Королевский двор расширялся. Дамы, стремившиеся попасть во фрейлины к королеве, буквально сходили с ума по всему испанскому. Все они читали испанские стихи, пели испанские песни и учились новым испанским карточным играм. Вечером при дворе не смолкала музыка и устраивались танцы. Придворные веселились и открыто флиртовали, чего раньше не было. И сердцем всего этого была королева, спокойная и улыбающаяся. Молодой муж повсюду сопровождал ее. Наш англо-испанский двор стал самым образованным, блистательным и богатым двором Европы, и мы это знали. Мы самодовольно веселились, славили королеву и верили, что так будет продолжаться еще очень долго.

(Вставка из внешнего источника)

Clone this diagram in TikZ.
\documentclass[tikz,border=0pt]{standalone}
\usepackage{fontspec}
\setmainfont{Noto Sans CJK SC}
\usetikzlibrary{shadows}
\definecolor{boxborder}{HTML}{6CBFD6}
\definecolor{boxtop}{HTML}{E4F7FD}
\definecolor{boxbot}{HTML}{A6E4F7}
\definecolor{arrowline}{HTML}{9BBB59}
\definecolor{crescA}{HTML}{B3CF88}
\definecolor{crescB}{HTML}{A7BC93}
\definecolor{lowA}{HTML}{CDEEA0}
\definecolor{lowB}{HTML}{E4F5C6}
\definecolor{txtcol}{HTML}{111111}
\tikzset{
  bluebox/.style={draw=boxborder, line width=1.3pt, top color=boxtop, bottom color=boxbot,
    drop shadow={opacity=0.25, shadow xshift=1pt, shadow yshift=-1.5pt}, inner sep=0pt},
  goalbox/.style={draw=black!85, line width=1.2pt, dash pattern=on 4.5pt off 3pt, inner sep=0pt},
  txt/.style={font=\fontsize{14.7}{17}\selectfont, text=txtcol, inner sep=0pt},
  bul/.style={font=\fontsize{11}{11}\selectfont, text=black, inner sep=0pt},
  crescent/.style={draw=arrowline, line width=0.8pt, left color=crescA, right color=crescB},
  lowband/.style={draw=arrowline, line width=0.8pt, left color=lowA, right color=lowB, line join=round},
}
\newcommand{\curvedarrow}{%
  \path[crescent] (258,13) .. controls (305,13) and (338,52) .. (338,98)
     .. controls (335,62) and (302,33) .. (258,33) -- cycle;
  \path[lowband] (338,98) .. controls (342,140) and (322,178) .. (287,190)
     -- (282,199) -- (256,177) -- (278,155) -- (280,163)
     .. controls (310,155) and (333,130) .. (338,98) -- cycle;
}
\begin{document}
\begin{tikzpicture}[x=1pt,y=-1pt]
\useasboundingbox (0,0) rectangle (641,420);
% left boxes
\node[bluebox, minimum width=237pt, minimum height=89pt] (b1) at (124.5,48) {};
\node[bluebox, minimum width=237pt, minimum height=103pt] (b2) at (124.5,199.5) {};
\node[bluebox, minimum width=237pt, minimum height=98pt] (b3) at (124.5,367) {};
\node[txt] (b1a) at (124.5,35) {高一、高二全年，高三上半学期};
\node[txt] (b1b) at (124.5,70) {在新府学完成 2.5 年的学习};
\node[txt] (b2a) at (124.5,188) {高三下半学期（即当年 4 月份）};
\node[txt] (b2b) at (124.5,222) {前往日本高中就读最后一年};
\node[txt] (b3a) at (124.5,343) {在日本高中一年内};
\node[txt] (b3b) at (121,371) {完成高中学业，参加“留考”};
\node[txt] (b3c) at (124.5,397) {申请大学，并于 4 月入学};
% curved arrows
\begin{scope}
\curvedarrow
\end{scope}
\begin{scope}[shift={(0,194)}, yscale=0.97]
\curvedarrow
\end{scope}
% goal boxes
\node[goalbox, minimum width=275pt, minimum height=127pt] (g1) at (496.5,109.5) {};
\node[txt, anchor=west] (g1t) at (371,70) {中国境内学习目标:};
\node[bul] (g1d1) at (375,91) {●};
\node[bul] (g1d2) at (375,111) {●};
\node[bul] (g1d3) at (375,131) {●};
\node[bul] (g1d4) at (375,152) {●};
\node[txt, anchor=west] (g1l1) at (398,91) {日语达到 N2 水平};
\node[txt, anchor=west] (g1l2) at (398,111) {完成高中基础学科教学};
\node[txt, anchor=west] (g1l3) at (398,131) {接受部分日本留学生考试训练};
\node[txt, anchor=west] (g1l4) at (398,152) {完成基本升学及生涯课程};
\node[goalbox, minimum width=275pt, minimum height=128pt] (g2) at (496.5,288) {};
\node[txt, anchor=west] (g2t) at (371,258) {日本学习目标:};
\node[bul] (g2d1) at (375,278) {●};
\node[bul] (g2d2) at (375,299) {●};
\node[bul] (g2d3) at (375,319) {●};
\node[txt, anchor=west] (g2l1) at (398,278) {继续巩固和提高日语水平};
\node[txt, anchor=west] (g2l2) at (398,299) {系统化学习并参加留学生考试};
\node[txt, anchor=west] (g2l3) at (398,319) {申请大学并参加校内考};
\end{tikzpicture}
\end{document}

В октябре королеву известили, что Елизавета снова больна. Мария прилегла отдохнуть и велела мне прочитать отчеты сэра Генри Бедингфилда. Дневная кровать королевы стояла у окна. Мария сонно глядела на сад, на листву деревьев, ставшую желтой, золотой и бронзовой. Вудсток, Елизавета с ее многочисленными уловками были сейчас очень далеко от этой счастливой, умиротворенной женщины.
— Если ей так нужны врачи, я пошлю к ней своих, — зевнув, сказала королева. — Ты поедешь с ними, Ханна? Съезди, посмотри, действительно ли она настолько плоха, как утверждает. Мне не хочется быть к ней жестокой. Если бы она просто созналась, что участвовала в заговоре, я бы ее освободила. Я не хочу лишних волнений, особенно сейчас.
Счастье королевы было слишком велико, и ей хотелось поделиться им с другими. Даже со своей непокорной сестрой.
— Но если принцесса признает свою вину, государственный совет или король могут потребовать суда над нею.
Королева покачала головой.
— Она могла бы признаться только мне, наедине, и я бы ее простила. Все ее собратья-заговорщики либо мертвы, либо успели сбежать за пределы Англии. У нее больше нет сторонников. Елизавета должна понимать, что все разительным образом изменилось. Я ношу в себе наследника английского престола и всей Испанской империи. Это будет величайший принц, какого еще не видел свет. Пусть Елизавета сознается в своей виновности, и я ее прощу. А затем ей следует выйти замуж. Король предложил своего двоюродного брата, герцога Савойского. Расскажи Елизавете, что время ожиданий и подозрений может окончиться. Расскажи ей о моей беременности. Скажешь, что где-то в начале мая я рожу наследника. Через год все ее мечты о троне развеются как дым. Постарайся, Ханна, втолковать ей это. Много раздоров было между нами, но я готова все простить, как только она признается мне.
Я кивнула.
— Сэр Генри пишет, что она регулярно посещает мессу, как и надлежит чаду Божьему. Передай ей, что это меня радует… Но дальше он пишет: когда наступает время молиться за меня, Елизавета никогда не произносит «аминь»… Что же получается, Ханна? Она не хочет за меня молиться?
Я молчала. Если бы королева была рассержена, я бы постаралась защитить Елизавету, ее гордость и духовную независимость. Но королева не была сердита. Она была лишь уязвлена.
— Если бы я сейчас была на ее месте, я бы молилась за нее, — продолжала Мария. — Я поминаю ее в своих молитвах, поскольку она — моя сестра. Скажи ей, что я каждый день молюсь за нее. Я делаю это со времен Хатфилда, поскольку она — моя сестра. Я стараюсь простить ее за все заговоры против меня. Я готовлюсь ее освободить. Я хочу научиться быть милосердной с нею, чтобы и она ответила мне тем же. С самого ее рождения я постоянно молюсь о ее благополучии… а она даже не желает произносить «аминь» в молитве за меня!